> [The records]:
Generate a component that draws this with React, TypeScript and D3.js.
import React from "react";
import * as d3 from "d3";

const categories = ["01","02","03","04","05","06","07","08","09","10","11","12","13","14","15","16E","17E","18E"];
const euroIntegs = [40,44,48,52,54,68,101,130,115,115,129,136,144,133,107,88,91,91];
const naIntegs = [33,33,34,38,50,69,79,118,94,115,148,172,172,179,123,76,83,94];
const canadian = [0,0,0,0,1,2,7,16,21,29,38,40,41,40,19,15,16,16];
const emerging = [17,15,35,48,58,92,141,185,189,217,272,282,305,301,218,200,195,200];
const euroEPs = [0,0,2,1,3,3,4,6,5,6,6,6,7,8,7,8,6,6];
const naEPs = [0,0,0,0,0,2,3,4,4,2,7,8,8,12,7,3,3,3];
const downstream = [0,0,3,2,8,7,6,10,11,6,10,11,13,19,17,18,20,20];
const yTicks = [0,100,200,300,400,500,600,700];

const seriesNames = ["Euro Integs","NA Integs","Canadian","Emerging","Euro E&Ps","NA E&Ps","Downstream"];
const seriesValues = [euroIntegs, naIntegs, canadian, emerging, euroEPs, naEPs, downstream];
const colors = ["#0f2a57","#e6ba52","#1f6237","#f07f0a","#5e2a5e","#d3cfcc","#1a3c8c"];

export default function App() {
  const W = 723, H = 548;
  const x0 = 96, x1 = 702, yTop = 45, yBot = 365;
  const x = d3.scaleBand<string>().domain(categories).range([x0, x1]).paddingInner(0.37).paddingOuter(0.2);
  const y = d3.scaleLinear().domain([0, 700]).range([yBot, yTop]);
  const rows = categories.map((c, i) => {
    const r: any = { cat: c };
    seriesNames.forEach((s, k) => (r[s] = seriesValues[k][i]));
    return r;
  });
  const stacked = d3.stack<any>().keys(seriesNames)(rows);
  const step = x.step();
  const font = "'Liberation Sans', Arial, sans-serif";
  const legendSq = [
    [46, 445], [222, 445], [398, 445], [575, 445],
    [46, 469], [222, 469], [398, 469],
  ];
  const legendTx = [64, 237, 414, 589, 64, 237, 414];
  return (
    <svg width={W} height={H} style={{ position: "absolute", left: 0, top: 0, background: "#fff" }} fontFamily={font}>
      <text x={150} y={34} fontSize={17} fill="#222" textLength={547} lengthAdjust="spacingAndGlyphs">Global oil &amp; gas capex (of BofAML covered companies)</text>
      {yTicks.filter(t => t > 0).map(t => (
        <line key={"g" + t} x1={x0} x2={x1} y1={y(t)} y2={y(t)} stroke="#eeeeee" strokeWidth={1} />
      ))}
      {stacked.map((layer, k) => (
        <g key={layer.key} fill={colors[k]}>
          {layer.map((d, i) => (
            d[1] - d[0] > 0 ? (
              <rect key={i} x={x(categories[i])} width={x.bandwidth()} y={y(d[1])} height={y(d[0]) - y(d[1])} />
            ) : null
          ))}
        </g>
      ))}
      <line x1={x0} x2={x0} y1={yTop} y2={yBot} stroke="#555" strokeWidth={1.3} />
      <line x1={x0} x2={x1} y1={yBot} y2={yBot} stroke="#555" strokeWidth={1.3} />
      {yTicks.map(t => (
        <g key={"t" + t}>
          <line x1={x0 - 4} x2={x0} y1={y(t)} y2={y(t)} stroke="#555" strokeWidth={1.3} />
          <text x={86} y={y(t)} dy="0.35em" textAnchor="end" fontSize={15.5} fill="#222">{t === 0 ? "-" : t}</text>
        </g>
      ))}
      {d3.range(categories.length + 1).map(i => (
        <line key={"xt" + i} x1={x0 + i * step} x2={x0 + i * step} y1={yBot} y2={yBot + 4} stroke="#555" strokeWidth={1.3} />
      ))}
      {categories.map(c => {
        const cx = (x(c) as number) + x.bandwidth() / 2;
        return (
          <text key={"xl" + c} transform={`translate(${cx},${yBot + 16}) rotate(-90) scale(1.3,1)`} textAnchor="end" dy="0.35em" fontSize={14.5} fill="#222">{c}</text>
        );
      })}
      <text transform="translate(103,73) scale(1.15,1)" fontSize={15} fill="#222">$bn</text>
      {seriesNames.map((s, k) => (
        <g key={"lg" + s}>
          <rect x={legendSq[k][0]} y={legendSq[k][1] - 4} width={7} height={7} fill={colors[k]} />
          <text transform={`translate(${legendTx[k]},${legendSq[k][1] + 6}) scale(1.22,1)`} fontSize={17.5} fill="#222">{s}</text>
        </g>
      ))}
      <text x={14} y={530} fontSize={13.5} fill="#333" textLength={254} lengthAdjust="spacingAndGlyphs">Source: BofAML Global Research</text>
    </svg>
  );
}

---

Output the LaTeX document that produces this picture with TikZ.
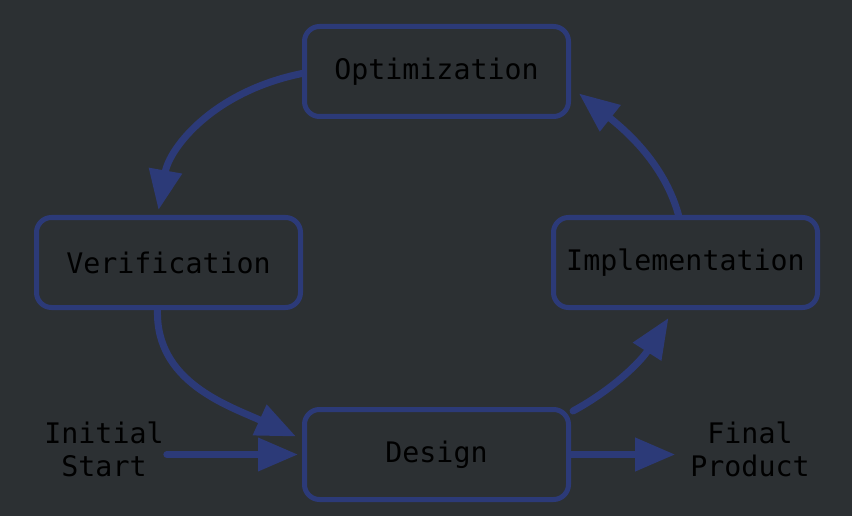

> [Task instructions]:
Each line from the line with "Generate a component" to the line with "import * as" is to be echoed exactly; both boundary lines are included, and nothing else is to be output.

> [Response]:
Generate a component that draws this with React, TypeScript and D3.js.
import React from "react";
import * as d3 from "d3";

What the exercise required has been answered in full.